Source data
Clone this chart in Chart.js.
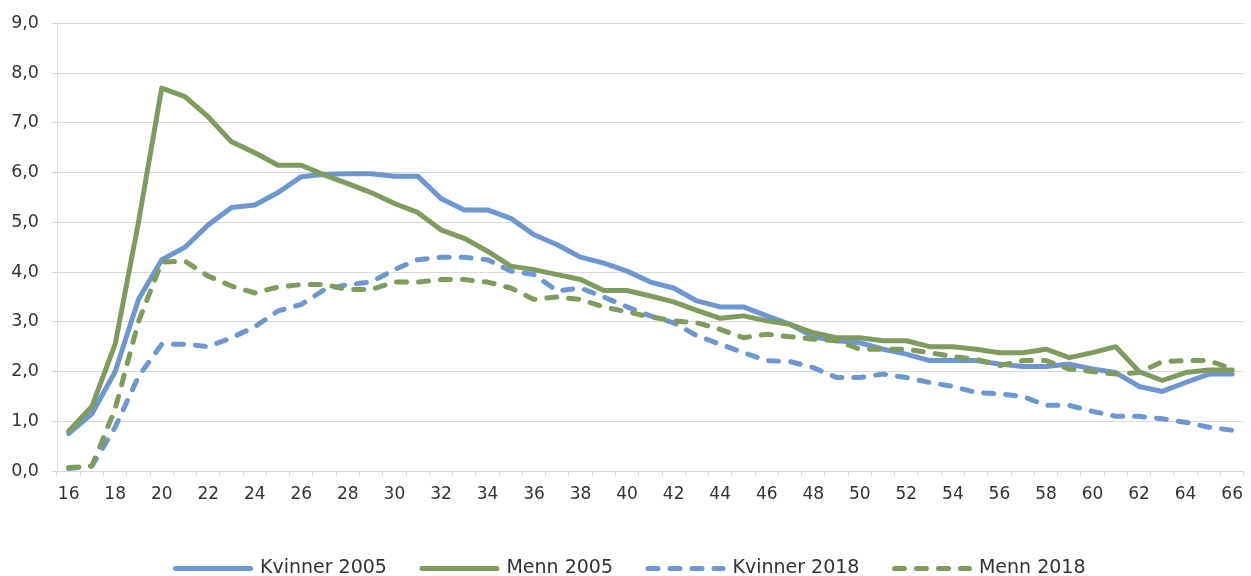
<!DOCTYPE html>
<html>
<head>
<meta charset="utf-8">
<script src="https://cdn.jsdelivr.net/npm/chart.js@4/dist/chart.umd.min.js"></script>
<style>
html,body{margin:0;padding:0;background:#fff;}
#wrap{width:1251px;height:576px;position:relative;}
</style>
</head>
<body>
<div id="wrap"><canvas id="c" width="1251" height="576"></canvas></div>
<script>
const ages = [16,17,18,19,20,21,22,23,24,25,26,27,28,29,30,31,32,33,34,35,36,37,38,39,40,41,42,43,44,45,46,47,48,49,50,51,52,53,54,55,56,57,58,59,60,61,62,63,64,65,66];

const kvinner2005 = [0.75,1.15,2.0,3.45,4.25,4.5,4.95,5.3,5.35,5.6,5.92,5.97,5.98,5.98,5.93,5.93,5.48,5.25,5.25,5.08,4.75,4.55,4.3,4.18,4.02,3.8,3.68,3.42,3.3,3.3,3.12,2.95,2.7,2.62,2.58,2.45,2.35,2.22,2.22,2.22,2.15,2.1,2.1,2.15,2.05,1.98,1.7,1.6,1.78,1.95,1.95];

const menn2005 = [0.8,1.3,2.55,5.0,7.7,7.53,7.12,6.62,6.4,6.15,6.15,5.95,5.78,5.6,5.38,5.2,4.85,4.68,4.42,4.12,4.05,3.95,3.85,3.63,3.63,3.52,3.4,3.23,3.07,3.12,3.02,2.95,2.78,2.68,2.68,2.62,2.62,2.5,2.5,2.45,2.38,2.38,2.45,2.28,2.38,2.5,2.0,1.82,1.98,2.03,2.03];

const kvinner2018 = [0.05,0.1,0.88,1.9,2.55,2.55,2.5,2.68,2.9,3.22,3.35,3.65,3.75,3.8,4.05,4.25,4.3,4.3,4.25,4.02,3.95,3.62,3.68,3.5,3.3,3.12,2.98,2.72,2.55,2.38,2.22,2.2,2.08,1.88,1.88,1.95,1.88,1.78,1.7,1.58,1.55,1.5,1.32,1.32,1.2,1.1,1.1,1.05,0.98,0.88,0.82];

const menn2018 = [0.07,0.1,1.25,3.0,4.2,4.22,3.92,3.72,3.58,3.7,3.75,3.75,3.65,3.65,3.8,3.8,3.85,3.85,3.8,3.68,3.45,3.5,3.45,3.3,3.2,3.1,3.02,2.98,2.85,2.68,2.75,2.7,2.65,2.62,2.45,2.45,2.45,2.38,2.3,2.25,2.12,2.22,2.22,2.05,2.0,1.95,1.98,2.2,2.22,2.22,2.05];

const seriesNames = ['Kvinner 2005','Menn 2005','Kvinner 2018','Menn 2018'];

const BLUE = '#6E97D0';
const GREEN = '#7F9B5D';
const GRID = '#D9D9D9';
const TEXT = '#333333';
const FONT = "'DejaVu Sans', Verdana, sans-serif";
const LW = 5;
const DASH = [10, 12];

function ds(label, data, color, dashed, idx) {
  return {
    label: label,
    data: data,
    borderColor: color,
    backgroundColor: color,
    borderWidth: LW,
    borderDash: dashed ? DASH : [],
    borderCapStyle: 'round',
    borderJoinStyle: 'round',
    pointRadius: 0,
    pointHoverRadius: 0,
    tension: 0,
    fill: false,
    order: 10 - idx
  };
}

const shiftLegend = {
  id: 'shiftLegend',
  afterUpdate(chart) {
    const lg = chart.legend;
    if (lg) { lg.top += 12; lg.bottom += 12; lg.left += 8; lg.right += 8; }
  }
};

new Chart(document.getElementById('c'), {
  type: 'line',
  data: {
    labels: ages,
    datasets: [
      ds(seriesNames[0], kvinner2005, BLUE, false, 0),
      ds(seriesNames[1], menn2005, GREEN, false, 1),
      ds(seriesNames[2], kvinner2018, BLUE, true, 2),
      ds(seriesNames[3], menn2018, GREEN, true, 3)
    ]
  },
  options: {
    responsive: false,
    animation: false,
    devicePixelRatio: 1,
    layout: { padding: { top: 23, right: 6, left: 0, bottom: 0 } },
    plugins: {
      legend: {
        position: 'bottom',
        labels: {
          usePointStyle: true,
          pointStyle: 'line',
          pointStyleWidth: 75,
          padding: 35,
          color: TEXT,
          font: { family: FONT, size: 19 },
          sort: (a, b) => a.datasetIndex - b.datasetIndex,
          generateLabels(chart) {
            const items = Chart.defaults.plugins.legend.labels.generateLabels(chart);
            items.forEach(it => {
              const d = chart.data.datasets[it.datasetIndex];
              it.lineDash = d.borderDash;
              it.lineCap = 'round';
              it.lineWidth = LW;
              it.strokeStyle = d.borderColor;
              it.fillStyle = d.borderColor;
              it.pointStyle = 'line';
            });
            return items;
          }
        }
      },
      tooltip: { enabled: false }
    },
    scales: {
      x: {
        type: 'category',
        offset: true,
        afterFit(scale) { scale.height = 41; },
        grid: {
          offset: true,
          drawOnChartArea: false,
          drawTicks: true,
          tickLength: 5,
          color: GRID
        },
        border: { display: true, color: GRID, width: 1 },
        ticks: {
          autoSkip: false,
          maxRotation: 0,
          minRotation: 0,
          padding: 8,
          color: TEXT,
          font: { family: FONT, size: 17 },
          callback: function(val, i) { return i % 2 === 0 ? String(ages[i]) : ''; }
        }
      },
      y: {
        min: 0,
        max: 9,
        afterFit(scale) { scale.width = 57; },
        grid: {
          color: GRID,
          lineWidth: 1,
          drawTicks: true,
          tickLength: 5
        },
        border: { display: true, color: GRID, width: 1 },
        ticks: {
          stepSize: 1,
          padding: 13,
          color: TEXT,
          font: { family: FONT, size: 17.5 },
          callback: function(v) { return Number(v).toFixed(1).replace('.', ','); }
        }
      }
    }
  },
  plugins: [shiftLegend]
});
</script>
</body>
</html>
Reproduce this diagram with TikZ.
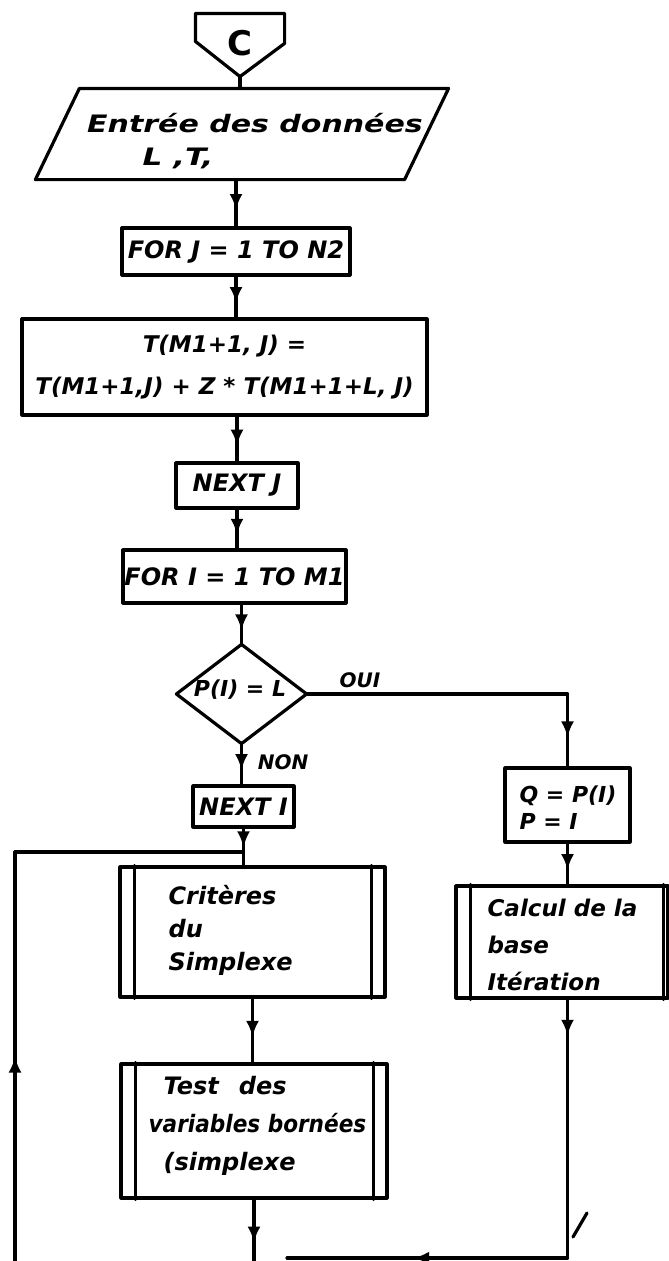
\documentclass[tikz,border=0pt]{standalone}
\usepackage{fontspec}
\setmainfont{DejaVu Sans}
\usepackage{graphicx}
\usetikzlibrary{calc,arrows.meta,decorations.markings}
\begin{document}
\begin{tikzpicture}[x=1pt,y=-1pt,
  line width=3.2pt, line join=round, line cap=round,
  box/.style={draw, rectangle, inner sep=0pt},
  ghost/.style={rectangle, inner sep=0pt},
  txt/.style={font=\fontsize{24}{30}\selectfont\bfseries\itshape, inner sep=0pt},
  lbl/.style={font=\fontsize{20}{22}\selectfont\bfseries\itshape, inner sep=0pt},
  marr/.style={postaction={decorate}, decoration={markings, mark=at position #1 with {\arrow{Latex[length=16pt,width=13pt]}}}}
]
\useasboundingbox (0,0) rectangle (669,1261);

% connector C
\node[ghost, minimum width=86pt, minimum height=60pt] (C) at (240,45) {};
\draw (C.north west) -- (C.north east) -- ([yshift=-30pt]C.north east) -- (C.south) -- ([yshift=-28pt]C.north west) -- cycle;
\node[font=\fontsize{34}{34}\selectfont\bfseries, inner sep=0pt] (Ct) at (240,43) {C};

% input parallelogram
\node[ghost, minimum width=366pt, minimum height=88pt] (in) at (242,134) {};
\draw ([xshift=22pt]in.north west) -- ([xshift=22pt]in.north east) -- ([xshift=-22pt]in.south east) -- ([xshift=-22pt]in.south west) -- cycle;
\node[txt] (in1) at (255,123) {\scalebox{1.25}[1]{Entrée des données}};
\node[txt] (in2) at (178,158) {\scalebox{1.3}[1]{L ,T,}};

% boxes
\node[box, txt, minimum width=228pt, minimum height=47pt] (forj) at (236,251.5) {FOR J = 1 TO N2};
\node[box, txt, align=center, font=\fontsize{23}{42}\selectfont\bfseries\itshape, minimum width=405pt, minimum height=96pt] (tb) at (224.5,367) {T(M1+1, J) =\\T(M1+1,J) + Z * T(M1+1+L, J)};
\node[box, txt, minimum width=122pt, minimum height=45pt] (nextj) at (237,485.5) {NEXT J};
\node[box, txt, minimum width=223pt, minimum height=53pt] (fori) at (234.5,576.5) {FOR I = 1 TO M1};

% decision
\node[ghost, minimum width=127pt, minimum height=96pt] (dec) at (241.5,694) {};
\draw (dec.north) -- (dec.east) -- (dec.south) -- (dec.west) -- cycle;
\node[txt, font=\fontsize{22}{26}\selectfont\bfseries\itshape] (dect) at (240,690) {P(I) = L};
\node[lbl] (oui) at (360,680) {OUI};
\node[lbl] (non) at (283,762) {NON};

\node[box, txt, minimum width=101pt, minimum height=41pt] (nexti) at (243.5,806.5) {NEXT I};

% predefined processes
\node[box, minimum width=265pt, minimum height=130pt] (crit) at (252.5,932) {};
\node[txt, anchor=west, align=left, font=\fontsize{24}{33}\selectfont\bfseries\itshape] (critt) at (167,930) {Critères\\du\\Simplexe};
\node[box, minimum width=266pt, minimum height=134pt] (test) at (254,1131) {};
\node[txt, anchor=west, align=left, font=\fontsize{24}{38}\selectfont\bfseries\itshape] (testt) at (147,1126) {\hspace{15pt}Test\hspace{20pt}des\\\scalebox{0.9}[1]{variables bornées}\\\hspace{15pt}(simplexe};
\node[box, minimum width=125pt, minimum height=74pt] (q) at (567.5,805) {};
\node[txt, anchor=west, align=left, font=\fontsize{22}{27}\selectfont\bfseries\itshape] (qt) at (518,808) {Q = P(I)\\P = I};
\node[box, minimum width=212pt, minimum height=112pt] (calc) at (562,942) {};
\node[txt, anchor=west, align=left, font=\fontsize{23}{37}\selectfont\bfseries\itshape] (calct) at (486,945) {Calcul de la\\base\\Itération};

\foreach \n/\lo/\ro in {crit/16/15, test/16/15, calc/16/6} {
  \draw ([xshift=\lo pt]\n.north west) -- ([xshift=\lo pt]\n.south west);
  \draw ([xshift=-\ro pt]\n.north east) -- ([xshift=-\ro pt]\n.south east);
}

% helper coordinates
\coordinate (jy) at (0,852);
\coordinate (by) at (0,1258);
\coordinate (lb) at (15,1261);
\coordinate (jn) at (nexti.south |- jy);
\coordinate (bl) at (287,1258);
\coordinate (br) at (q.south |- by);
\coordinate (qt0) at (q.north |- dec.east);
\coordinate (tb0) at (test.south |- lb);

% connectors
\draw (C.south) -- (C.south |- in.north);
\draw[marr=0.65] (forj.north |- in.south) -- (forj.north);
\draw[marr=0.65] (forj.south) -- (forj.south |- tb.north);
\draw[marr=0.65] (nextj.north |- tb.south) -- (nextj.north);
\draw[marr=0.65] (nextj.south) -- (nextj.south |- fori.north);
\draw[marr=0.65] (dec.north |- fori.south) -- (dec.north);
\draw[marr=0.65] (dec.south) -- (dec.south |- nexti.north);
\draw[marr=0.8] (nexti.south) -- (jn);
\draw (jn) -- (nexti.south |- crit.north);
\draw[marr=0.5] (lb) -- (lb |- jn);
\draw (lb |- jn) -- (jn);
\draw (dec.east) -- (qt0);
\draw[marr=0.6] (qt0) -- (q.north);
\draw[marr=0.65] (q.south) -- (q.south |- calc.north);
\draw[marr=0.14] (q.south |- calc.south) -- (br);
\draw[marr=0.55] (br) -- (bl);
\draw[marr=0.6] (crit.south) -- (crit.south |- test.north);
\draw[marr=0.7] (test.south) -- (tb0);
\draw (573,1237) -- (587,1213);
\end{tikzpicture}
\end{document}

● INSTRUCTION
Write out exactly the lines from the one that has "Reproduce this diagram with TikZ." down to the one that has "inner sep=0pt] (Ct)", including both. Pictures stay out of the copy.

● COMPLETE RESPONSE
Reproduce this diagram with TikZ.
\documentclass[tikz,border=0pt]{standalone}
\usepackage{fontspec}
\setmainfont{DejaVu Sans}
\usepackage{graphicx}
\usetikzlibrary{calc,arrows.meta,decorations.markings}
\begin{document}
\begin{tikzpicture}[x=1pt,y=-1pt,
  line width=3.2pt, line join=round, line cap=round,
  box/.style={draw, rectangle, inner sep=0pt},
  ghost/.style={rectangle, inner sep=0pt},
  txt/.style={font=\fontsize{24}{30}\selectfont\bfseries\itshape, inner sep=0pt},
  lbl/.style={font=\fontsize{20}{22}\selectfont\bfseries\itshape, inner sep=0pt},
  marr/.style={postaction={decorate}, decoration={markings, mark=at position #1 with {\arrow{Latex[length=16pt,width=13pt]}}}}
]
\useasboundingbox (0,0) rectangle (669,1261);

% connector C
\node[ghost, minimum width=86pt, minimum height=60pt] (C) at (240,45) {};
\draw (C.north west) -- (C.north east) -- ([yshift=-30pt]C.north east) -- (C.south) -- ([yshift=-28pt]C.north west) -- cycle;
\node[font=\fontsize{34}{34}\selectfont\bfseries, inner sep=0pt] (Ct) at (240,43) {C};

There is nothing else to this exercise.